» AIM: Pictures excluded, return the lines below from the first through the line holding "const yTickVals = [0, 5, 10, 15, 20];".

Saved data entries:
'''
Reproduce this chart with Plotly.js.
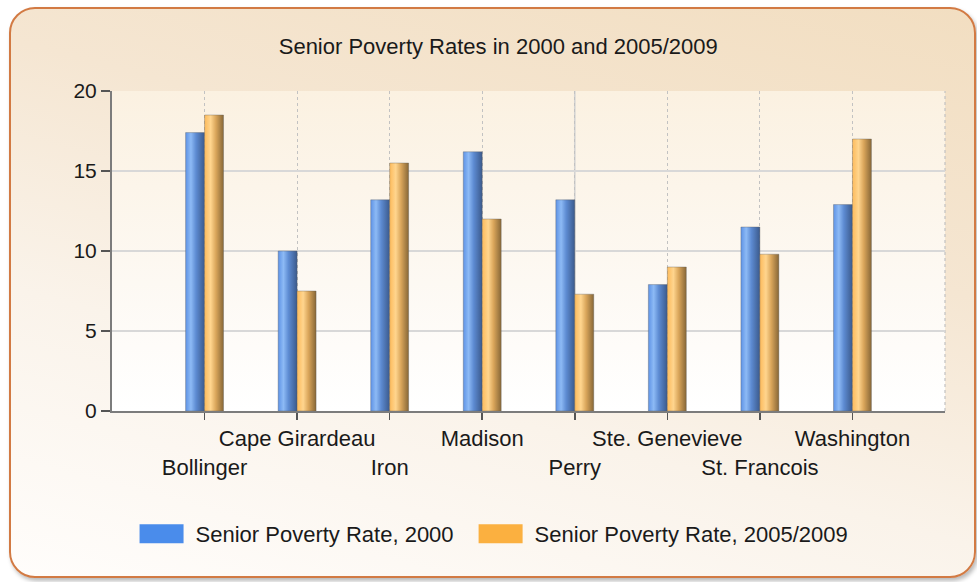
<!DOCTYPE html>
<html>
<head>
<meta charset="utf-8">
<script src="https://cdn.plot.ly/plotly-3.0.1.min.js"></script>
<style>
  html, body { margin:0; padding:0; background:#ffffff; }
  #wrap { position:relative; width:977px; height:582px; overflow:hidden; }
  #frame {
    position:absolute; left:9px; top:7px; width:963px; height:567px;
    border:2px solid #d27a43; border-radius:26px;
    background: linear-gradient(195deg, #f2dec1 0%, #f5e6d2 35%, #faf3ea 65%, #fffdfb 100%);
    box-shadow: 2px 3px 4px rgba(0,0,0,0.28);
  }
  #chart { position:absolute; left:0; top:0; width:977px; height:582px; }
</style>
</head>
<body>
<div id="wrap">
  <div id="frame"></div>
  <div id="chart"></div>
</div>
<svg width="0" height="0" style="position:absolute;left:0;top:0">
  <defs>
    <linearGradient id="gradBlue" x1="0" y1="0" x2="1" y2="0">
      <stop offset="0" stop-color="#5e93e6"/>
      <stop offset="0.28" stop-color="#8dbaf5"/>
      <stop offset="0.55" stop-color="#5d8bd2"/>
      <stop offset="1" stop-color="#3b5a8c"/>
    </linearGradient>
    <linearGradient id="gradOrange" x1="0" y1="0" x2="1" y2="0">
      <stop offset="0" stop-color="#fdbb5c"/>
      <stop offset="0.32" stop-color="#ffd58e"/>
      <stop offset="0.6" stop-color="#d9a55a"/>
      <stop offset="1" stop-color="#876737"/>
    </linearGradient>
  </defs>
</svg>
<script>
// ---- data ----
const categories = ['Bollinger', 'Cape Girardeau', 'Iron', 'Madison', 'Perry', 'Ste. Genevieve', 'St. Francois', 'Washington'];
const rate2000 = [17.4, 10.0, 13.2, 16.2, 13.2, 7.9, 11.5, 12.9];
const rate20052009 = [18.5, 7.5, 15.5, 12.0, 7.3, 9.0, 9.8, 17.0];
const seriesNames = ['Senior Poverty Rate, 2000', 'Senior Poverty Rate, 2005/2009'];
const chartTitle = 'Senior Poverty Rates in 2000 and 2005/2009';
const yTickVals = [0, 5, 10, 15, 20];

// staggered category labels (odd ones on a second row)
const tickText = categories.map((c, i) => (i % 2 === 0 ? '\u00a0<br>' + c : c));

const FONT = '"Liberation Sans", Arial, sans-serif';
const TXT = '#1a1a1a';

const plotBg = "<svg xmlns='http://www.w3.org/2000/svg' width='100' height='100' preserveAspectRatio='none'>" +
  "<defs><linearGradient id='g' x1='0' y1='0' x2='0' y2='1'>" +
  "<stop offset='0' stop-color='#fbf1e1'/><stop offset='0.6' stop-color='#fdf9f3'/><stop offset='1' stop-color='#ffffff'/>" +
  "</linearGradient></defs><rect width='100' height='100' fill='url(#g)'/></svg>";

const traces = [
  { type: 'bar', name: seriesNames[0], x: categories, y: rate2000,
    marker: { color: '#5b8fe0', line: { color: 'rgba(90,90,90,0.45)', width: 0.8 } } },
  { type: 'bar', name: seriesNames[1], x: categories, y: rate20052009,
    marker: { color: '#e8b05a', line: { color: 'rgba(90,90,90,0.45)', width: 0.8 } } }
];

const layout = {
  width: 977, height: 582,
  margin: { l: 112, r: 32, t: 91, b: 171, pad: 0 },
  paper_bgcolor: 'rgba(0,0,0,0)',
  plot_bgcolor: 'rgba(0,0,0,0)',
  font: { family: FONT, color: TXT, size: 22 },
  title: { text: chartTitle, x: 0.51, xref: 'container', xanchor: 'center',
           y: 0.921, yref: 'container', yanchor: 'middle',
           font: { family: FONT, size: 22, color: TXT } },
  barmode: 'group', bargap: 0.59, bargroupgap: 0,
  showlegend: true,
  legend: { orientation: 'h', xref: 'container', yref: 'container', x: 0.5062, xanchor: 'center',
            y: 0.0825, yanchor: 'middle', font: { family: FONT, size: 22, color: TXT },
            itemwidth: 58,
            bgcolor: 'rgba(0,0,0,0)', itemclick: false, itemdoubleclick: false },
  xaxis: {
    type: 'category', range: [-1, categories.length],
    tickmode: 'array', tickvals: categories, ticktext: tickText,
    showgrid: true, gridcolor: '#c2c2c2', gridwidth: 1.2, griddash: 'dot',
    showline: true, linecolor: '#7c7c7c', linewidth: 2,
    ticks: 'outside', ticklen: 7, tickwidth: 1.5, tickcolor: '#555555',
    tickfont: { family: FONT, size: 22, color: TXT }, tickangle: 0,
    ticklabelstandoff: 0,
    zeroline: false, fixedrange: true
  },
  yaxis: {
    range: [0, 20], tickmode: 'array', tickvals: yTickVals,
    showgrid: true, gridcolor: '#d8d8d8', gridwidth: 1.6,
    showline: true, linecolor: '#7c7c7c', linewidth: 2,
    ticks: 'outside', ticklen: 9, tickwidth: 1.5, tickcolor: '#555555',
    tickfont: { family: FONT, size: 21, color: TXT },
    zeroline: false, fixedrange: true
  },
  images: [{ source: 'data:image/svg+xml;charset=utf-8,' + encodeURIComponent(plotBg),
             xref: 'paper', yref: 'paper', x: 0, y: 1, sizex: 1, sizey: 1,
             xanchor: 'left', yanchor: 'top', sizing: 'stretch', layer: 'below' }],
  shapes: [
    { type: 'line', xref: 'x', yref: 'paper', x0: categories[4], x1: categories[4], y0: 0, y1: 1,
      line: { color: '#d2d2d2', width: 1.6 }, layer: 'below' },
    { type: 'line', xref: 'paper', yref: 'paper', x0: 1, x1: 1, y0: 0, y1: 1,
      line: { color: '#c2c2c2', width: 1.2, dash: 'dot' }, layer: 'below' }
  ]
};

Plotly.newPlot('chart', traces, layout, { displayModeBar: false, staticPlot: true }).then(function (gd) {
  const grads = ['url(#gradBlue)', 'url(#gradOrange)'];
  const legendFill = ['#4a8ceb', '#fbb040'];
  gd.querySelectorAll('.barlayer .trace').forEach(function (tr, i) {
    tr.querySelectorAll('.point path').forEach(function (p) { p.style.fill = grads[i]; });
  });
  const items = gd.querySelectorAll('.legend .traces');
  items.forEach(function (tr, i) {
    tr.querySelectorAll('.legendpoints path').forEach(function (p) {
      p.setAttribute('d', 'M22,9.5H-22V-9.5H22Z');
      p.style.fill = legendFill[i];
      p.style.stroke = 'none';
    });
    if (i < items.length - 1) {
      // widen the gap between legend entries a little, as in the original
      const t = tr.getAttribute('transform') || '';
      const m = t.match(/translate\(\s*([-\d.e]+)[ ,]+([-\d.e]+)\s*\)/);
      if (m) tr.setAttribute('transform', 'translate(' + (parseFloat(m[1]) - 8 * (items.length - 1 - i)) + ',' + m[2] + ')');
    }
  });
});
</script>
</body>
</html>
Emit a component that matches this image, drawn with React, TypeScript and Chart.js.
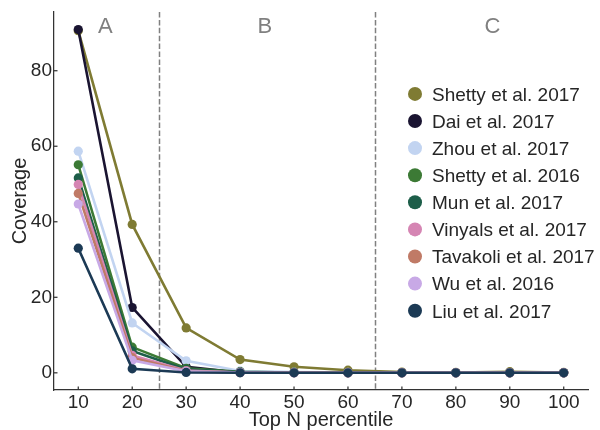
'''
» THE REPLY:
Reproduce this chart with Plotly.js.
<!DOCTYPE html>
<html>
<head>
<meta charset="utf-8">
<script src="https://cdn.plot.ly/plotly-3.0.1.min.js"></script>
<style>
  html, body { margin:0; padding:0; background:#ffffff; }
  #wrap { position:relative; width:977px; height:582px; overflow:hidden; }
  #frame {
    position:absolute; left:9px; top:7px; width:963px; height:567px;
    border:2px solid #d27a43; border-radius:26px;
    background: linear-gradient(195deg, #f2dec1 0%, #f5e6d2 35%, #faf3ea 65%, #fffdfb 100%);
    box-shadow: 2px 3px 4px rgba(0,0,0,0.28);
  }
  #chart { position:absolute; left:0; top:0; width:977px; height:582px; }
</style>
</head>
<body>
<div id="wrap">
  <div id="frame"></div>
  <div id="chart"></div>
</div>
<svg width="0" height="0" style="position:absolute;left:0;top:0">
  <defs>
    <linearGradient id="gradBlue" x1="0" y1="0" x2="1" y2="0">
      <stop offset="0" stop-color="#5e93e6"/>
      <stop offset="0.28" stop-color="#8dbaf5"/>
      <stop offset="0.55" stop-color="#5d8bd2"/>
      <stop offset="1" stop-color="#3b5a8c"/>
    </linearGradient>
    <linearGradient id="gradOrange" x1="0" y1="0" x2="1" y2="0">
      <stop offset="0" stop-color="#fdbb5c"/>
      <stop offset="0.32" stop-color="#ffd58e"/>
      <stop offset="0.6" stop-color="#d9a55a"/>
      <stop offset="1" stop-color="#876737"/>
    </linearGradient>
  </defs>
</svg>
<script>
// ---- data ----
const categories = ['Bollinger', 'Cape Girardeau', 'Iron', 'Madison', 'Perry', 'Ste. Genevieve', 'St. Francois', 'Washington'];
const rate2000 = [17.4, 10.0, 13.2, 16.2, 13.2, 7.9, 11.5, 12.9];
const rate20052009 = [18.5, 7.5, 15.5, 12.0, 7.3, 9.0, 9.8, 17.0];
const seriesNames = ['Senior Poverty Rate, 2000', 'Senior Poverty Rate, 2005/2009'];
const chartTitle = 'Senior Poverty Rates in 2000 and 2005/2009';
const yTickVals = [0, 5, 10, 15, 20];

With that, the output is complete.